## BEGIN MATERIAL PROVIDED

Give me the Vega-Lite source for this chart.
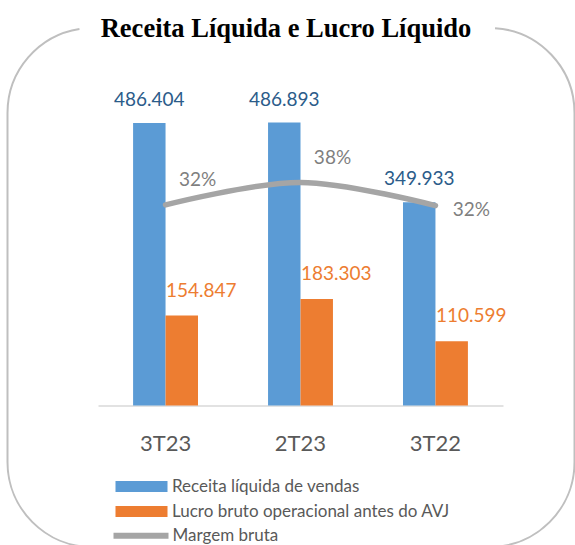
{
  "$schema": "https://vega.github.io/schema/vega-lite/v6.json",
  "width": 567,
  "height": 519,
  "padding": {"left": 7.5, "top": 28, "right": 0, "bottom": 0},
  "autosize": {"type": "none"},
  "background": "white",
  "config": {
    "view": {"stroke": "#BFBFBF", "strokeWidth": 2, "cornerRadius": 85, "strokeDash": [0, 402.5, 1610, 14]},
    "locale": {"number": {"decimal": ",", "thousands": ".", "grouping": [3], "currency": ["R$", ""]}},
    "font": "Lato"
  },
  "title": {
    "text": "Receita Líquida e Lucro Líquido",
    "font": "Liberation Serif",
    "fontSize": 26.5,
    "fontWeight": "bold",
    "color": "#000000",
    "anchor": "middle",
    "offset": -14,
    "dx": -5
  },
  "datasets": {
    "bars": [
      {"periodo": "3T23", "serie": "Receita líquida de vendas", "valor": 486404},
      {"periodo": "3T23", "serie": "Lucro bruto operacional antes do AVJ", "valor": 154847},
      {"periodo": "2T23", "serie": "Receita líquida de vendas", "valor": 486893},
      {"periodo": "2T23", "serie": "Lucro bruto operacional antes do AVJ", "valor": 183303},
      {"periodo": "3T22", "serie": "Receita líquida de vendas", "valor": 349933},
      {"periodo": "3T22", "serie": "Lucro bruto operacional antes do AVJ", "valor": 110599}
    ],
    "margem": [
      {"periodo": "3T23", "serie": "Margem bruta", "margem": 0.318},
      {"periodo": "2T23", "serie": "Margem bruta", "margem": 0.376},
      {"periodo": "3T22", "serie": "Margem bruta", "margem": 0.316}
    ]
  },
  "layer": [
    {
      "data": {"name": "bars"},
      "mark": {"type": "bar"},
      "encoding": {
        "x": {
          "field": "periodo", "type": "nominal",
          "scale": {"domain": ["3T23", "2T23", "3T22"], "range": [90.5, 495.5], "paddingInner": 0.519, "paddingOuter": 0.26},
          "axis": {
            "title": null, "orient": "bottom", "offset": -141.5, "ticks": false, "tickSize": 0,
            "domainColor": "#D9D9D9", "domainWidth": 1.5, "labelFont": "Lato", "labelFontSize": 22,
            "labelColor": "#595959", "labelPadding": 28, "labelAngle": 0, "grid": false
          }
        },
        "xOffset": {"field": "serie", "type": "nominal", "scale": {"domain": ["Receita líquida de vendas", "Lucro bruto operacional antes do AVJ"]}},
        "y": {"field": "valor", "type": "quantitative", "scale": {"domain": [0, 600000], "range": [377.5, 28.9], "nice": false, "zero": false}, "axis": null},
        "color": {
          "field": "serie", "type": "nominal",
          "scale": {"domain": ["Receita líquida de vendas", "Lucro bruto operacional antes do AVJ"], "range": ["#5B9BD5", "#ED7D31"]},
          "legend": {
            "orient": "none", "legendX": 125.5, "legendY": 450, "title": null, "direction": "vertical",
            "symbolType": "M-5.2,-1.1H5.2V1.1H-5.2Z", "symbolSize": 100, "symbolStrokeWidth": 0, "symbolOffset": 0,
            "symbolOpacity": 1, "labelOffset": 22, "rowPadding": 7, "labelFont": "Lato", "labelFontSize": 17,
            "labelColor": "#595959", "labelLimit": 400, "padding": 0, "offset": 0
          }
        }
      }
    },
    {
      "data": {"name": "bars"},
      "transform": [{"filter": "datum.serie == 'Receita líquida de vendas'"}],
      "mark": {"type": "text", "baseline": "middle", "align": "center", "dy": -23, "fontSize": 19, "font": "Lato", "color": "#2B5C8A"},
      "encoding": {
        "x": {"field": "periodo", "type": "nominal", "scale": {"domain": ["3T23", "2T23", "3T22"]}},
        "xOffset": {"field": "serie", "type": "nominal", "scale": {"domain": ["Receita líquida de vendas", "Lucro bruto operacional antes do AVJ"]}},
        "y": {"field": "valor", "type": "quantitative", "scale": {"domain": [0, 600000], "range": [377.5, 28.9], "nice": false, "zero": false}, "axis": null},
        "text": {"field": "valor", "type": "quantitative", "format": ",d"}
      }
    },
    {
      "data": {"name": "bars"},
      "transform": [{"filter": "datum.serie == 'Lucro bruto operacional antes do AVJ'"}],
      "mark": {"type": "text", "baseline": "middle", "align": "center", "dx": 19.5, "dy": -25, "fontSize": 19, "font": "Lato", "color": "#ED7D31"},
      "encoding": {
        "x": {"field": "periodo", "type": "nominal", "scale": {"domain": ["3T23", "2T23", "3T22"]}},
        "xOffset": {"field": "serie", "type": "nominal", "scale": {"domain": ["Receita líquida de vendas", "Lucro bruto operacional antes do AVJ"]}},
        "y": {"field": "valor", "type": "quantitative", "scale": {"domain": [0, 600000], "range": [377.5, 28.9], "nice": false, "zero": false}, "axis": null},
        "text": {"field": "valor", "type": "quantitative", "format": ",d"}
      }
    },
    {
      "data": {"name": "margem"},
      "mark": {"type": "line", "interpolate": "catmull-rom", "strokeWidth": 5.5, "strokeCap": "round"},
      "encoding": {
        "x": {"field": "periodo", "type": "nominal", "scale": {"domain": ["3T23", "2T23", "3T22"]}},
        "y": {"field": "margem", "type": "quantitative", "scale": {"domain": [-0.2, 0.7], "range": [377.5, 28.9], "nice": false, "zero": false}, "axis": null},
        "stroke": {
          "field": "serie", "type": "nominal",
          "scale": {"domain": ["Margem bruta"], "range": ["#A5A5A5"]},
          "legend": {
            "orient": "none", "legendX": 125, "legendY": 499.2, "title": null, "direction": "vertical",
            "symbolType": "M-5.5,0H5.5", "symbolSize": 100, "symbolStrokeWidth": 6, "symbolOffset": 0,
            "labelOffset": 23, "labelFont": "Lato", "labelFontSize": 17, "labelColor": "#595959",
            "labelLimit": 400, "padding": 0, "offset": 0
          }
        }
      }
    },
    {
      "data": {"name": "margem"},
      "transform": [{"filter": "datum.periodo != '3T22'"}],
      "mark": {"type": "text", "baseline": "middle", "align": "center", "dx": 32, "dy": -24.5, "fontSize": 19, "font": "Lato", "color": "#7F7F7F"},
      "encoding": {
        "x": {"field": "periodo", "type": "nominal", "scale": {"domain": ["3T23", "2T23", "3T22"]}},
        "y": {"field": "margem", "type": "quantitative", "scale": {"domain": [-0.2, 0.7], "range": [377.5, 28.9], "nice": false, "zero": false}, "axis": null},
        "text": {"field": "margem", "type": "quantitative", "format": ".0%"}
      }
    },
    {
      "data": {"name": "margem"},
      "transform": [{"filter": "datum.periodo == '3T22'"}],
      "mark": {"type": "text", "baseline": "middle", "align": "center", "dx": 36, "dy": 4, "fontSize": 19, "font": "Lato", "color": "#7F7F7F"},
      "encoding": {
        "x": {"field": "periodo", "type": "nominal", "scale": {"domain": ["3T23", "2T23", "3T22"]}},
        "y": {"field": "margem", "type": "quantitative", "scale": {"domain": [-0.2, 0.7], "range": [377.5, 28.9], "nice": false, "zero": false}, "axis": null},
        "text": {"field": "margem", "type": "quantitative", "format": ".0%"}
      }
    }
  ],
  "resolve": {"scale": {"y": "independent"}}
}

## END MATERIAL PROVIDED

• _GIVEN TASK_: Exclude the images and reproduce the remaining data exactly.

• _CORRECT RESPONSE_:
Give me the Vega-Lite source for this chart.
{
  "$schema": "https://vega.github.io/schema/vega-lite/v6.json",
  "width": 567,
  "height": 519,
  "padding": {"left": 7.5, "top": 28, "right": 0, "bottom": 0},
  "autosize": {"type": "none"},
  "background": "white",
  "config": {
    "view": {"stroke": "#BFBFBF", "strokeWidth": 2, "cornerRadius": 85, "strokeDash": [0, 402.5, 1610, 14]},
    "locale": {"number": {"decimal": ",", "thousands": ".", "grouping": [3], "currency": ["R$", ""]}},
    "font": "Lato"
  },
  "title": {
    "text": "Receita Líquida e Lucro Líquido",
    "font": "Liberation Serif",
    "fontSize": 26.5,
    "fontWeight": "bold",
    "color": "#000000",
    "anchor": "middle",
    "offset": -14,
    "dx": -5
  },
  "datasets": {
    "bars": [
      {"periodo": "3T23", "serie": "Receita líquida de vendas", "valor": 486404},
      {"periodo": "3T23", "serie": "Lucro bruto operacional antes do AVJ", "valor": 154847},
      {"periodo": "2T23", "serie": "Receita líquida de vendas", "valor": 486893},
      {"periodo": "2T23", "serie": "Lucro bruto operacional antes do AVJ", "valor": 183303},
      {"periodo": "3T22", "serie": "Receita líquida de vendas", "valor": 349933},
      {"periodo": "3T22", "serie": "Lucro bruto operacional antes do AVJ", "valor": 110599}
    ],
    "margem": [
      {"periodo": "3T23", "serie": "Margem bruta", "margem": 0.318},
      {"periodo": "2T23", "serie": "Margem bruta", "margem": 0.376},
      {"periodo": "3T22", "serie": "Margem bruta", "margem": 0.316}
    ]
  },
  "layer": [
    {
      "data": {"name": "bars"},
      "mark": {"type": "bar"},
      "encoding": {
        "x": {
          "field": "periodo", "type": "nominal",
          "scale": {"domain": ["3T23", "2T23", "3T22"], "range": [90.5, 495.5], "paddingInner": 0.519, "paddingOuter": 0.26},
          "axis": {
            "title": null, "orient": "bottom", "offset": -141.5, "ticks": false, "tickSize": 0,
            "domainColor": "#D9D9D9", "domainWidth": 1.5, "labelFont": "Lato", "labelFontSize": 22,
            "labelColor": "#595959", "labelPadding": 28, "labelAngle": 0, "grid": false
          }
        },
        "xOffset": {"field": "serie", "type": "nominal", "scale": {"domain": ["Receita líquida de vendas", "Lucro bruto operacional antes do AVJ"]}},
        "y": {"field": "valor", "type": "quantitative", "scale": {"domain": [0, 600000], "range": [377.5, 28.9], "nice": false, "zero": false}, "axis": null},
        "color": {
          "field": "serie", "type": "nominal",
          "scale": {"domain": ["Receita líquida de vendas", "Lucro bruto operacional antes do AVJ"], "range": ["#5B9BD5", "#ED7D31"]},
          "legend": {
            "orient": "none", "legendX": 125.5, "legendY": 450, "title": null, "direction": "vertical",
            "symbolType": "M-5.2,-1.1H5.2V1.1H-5.2Z", "symbolSize": 100, "symbolStrokeWidth": 0, "symbolOffset": 0,
            "symbolOpacity": 1, "labelOffset": 22, "rowPadding": 7, "labelFont": "Lato", "labelFontSize": 17,
            "labelColor": "#595959", "labelLimit": 400, "padding": 0, "offset": 0
          }
        }
      }
    },
    {
      "data": {"name": "bars"},
      "transform": [{"filter": "datum.serie == 'Receita líquida de vendas'"}],
      "mark": {"type": "text", "baseline": "middle", "align": "center", "dy": -23, "fontSize": 19, "font": "Lato", "color": "#2B5C8A"},
      "encoding": {
        "x": {"field": "periodo", "type": "nominal", "scale": {"domain": ["3T23", "2T23", "3T22"]}},
        "xOffset": {"field": "serie", "type": "nominal", "scale": {"domain": ["Receita líquida de vendas", "Lucro bruto operacional antes do AVJ"]}},
        "y": {"field": "valor", "type": "quantitative", "scale": {"domain": [0, 600000], "range": [377.5, 28.9], "nice": false, "zero": false}, "axis": null},
        "text": {"field": "valor", "type": "quantitative", "format": ",d"}
      }
    },
    {
      "data": {"name": "bars"},
      "transform": [{"filter": "datum.serie == 'Lucro bruto operacional antes do AVJ'"}],
      "mark": {"type": "text", "baseline": "middle", "align": "center", "dx": 19.5, "dy": -25, "fontSize": 19, "font": "Lato", "color": "#ED7D31"},
      "encoding": {
        "x": {"field": "periodo", "type": "nominal", "scale": {"domain": ["3T23", "2T23", "3T22"]}},
        "xOffset": {"field": "serie", "type": "nominal", "scale": {"domain": ["Receita líquida de vendas", "Lucro bruto operacional antes do AVJ"]}},
        "y": {"field": "valor", "type": "quantitative", "scale": {"domain": [0, 600000], "range": [377.5, 28.9], "nice": false, "zero": false}, "axis": null},
        "text": {"field": "valor", "type": "quantitative", "format": ",d"}
      }
    },
    {
      "data": {"name": "margem"},
      "mark": {"type": "line", "interpolate": "catmull-rom", "strokeWidth": 5.5, "strokeCap": "round"},
      "encoding": {
        "x": {"field": "periodo", "type": "nominal", "scale": {"domain": ["3T23", "2T23", "3T22"]}},
        "y": {"field": "margem", "type": "quantitative", "scale": {"domain": [-0.2, 0.7], "range": [377.5, 28.9], "nice": false, "zero": false}, "axis": null},
        "stroke": {
          "field": "serie", "type": "nominal",
          "scale": {"domain": ["Margem bruta"], "range": ["#A5A5A5"]},
          "legend": {
            "orient": "none", "legendX": 125, "legendY": 499.2, "title": null, "direction": "vertical",
            "symbolType": "M-5.5,0H5.5", "symbolSize": 100, "symbolStrokeWidth": 6, "symbolOffset": 0,
            "labelOffset": 23, "labelFont": "Lato", "labelFontSize": 17, "labelColor": "#595959",
            "labelLimit": 400, "padding": 0, "offset": 0
          }
        }
      }
    },
    {
      "data": {"name": "margem"},
      "transform": [{"filter": "datum.periodo != '3T22'"}],
      "mark": {"type": "text", "baseline": "middle", "align": "center", "dx": 32, "dy": -24.5, "fontSize": 19, "font": "Lato", "color": "#7F7F7F"},
      "encoding": {
        "x": {"field": "periodo", "type": "nominal", "scale": {"domain": ["3T23", "2T23", "3T22"]}},
        "y": {"field": "margem", "type": "quantitative", "scale": {"domain": [-0.2, 0.7], "range": [377.5, 28.9], "nice": false, "zero": false}, "axis": null},
        "text": {"field": "margem", "type": "quantitative", "format": ".0%"}
      }
    },
    {
      "data": {"name": "margem"},
      "transform": [{"filter": "datum.periodo == '3T22'"}],
      "mark": {"type": "text", "baseline": "middle", "align": "center", "dx": 36, "dy": 4, "fontSize": 19, "font": "Lato", "color": "#7F7F7F"},
      "encoding": {
        "x": {"field": "periodo", "type": "nominal", "scale": {"domain": ["3T23", "2T23", "3T22"]}},
        "y": {"field": "margem", "type": "quantitative", "scale": {"domain": [-0.2, 0.7], "range": [377.5, 28.9], "nice": false, "zero": false}, "axis": null},
        "text": {"field": "margem", "type": "quantitative", "format": ".0%"}
      }
    }
  ],
  "resolve": {"scale": {"y": "independent"}}
}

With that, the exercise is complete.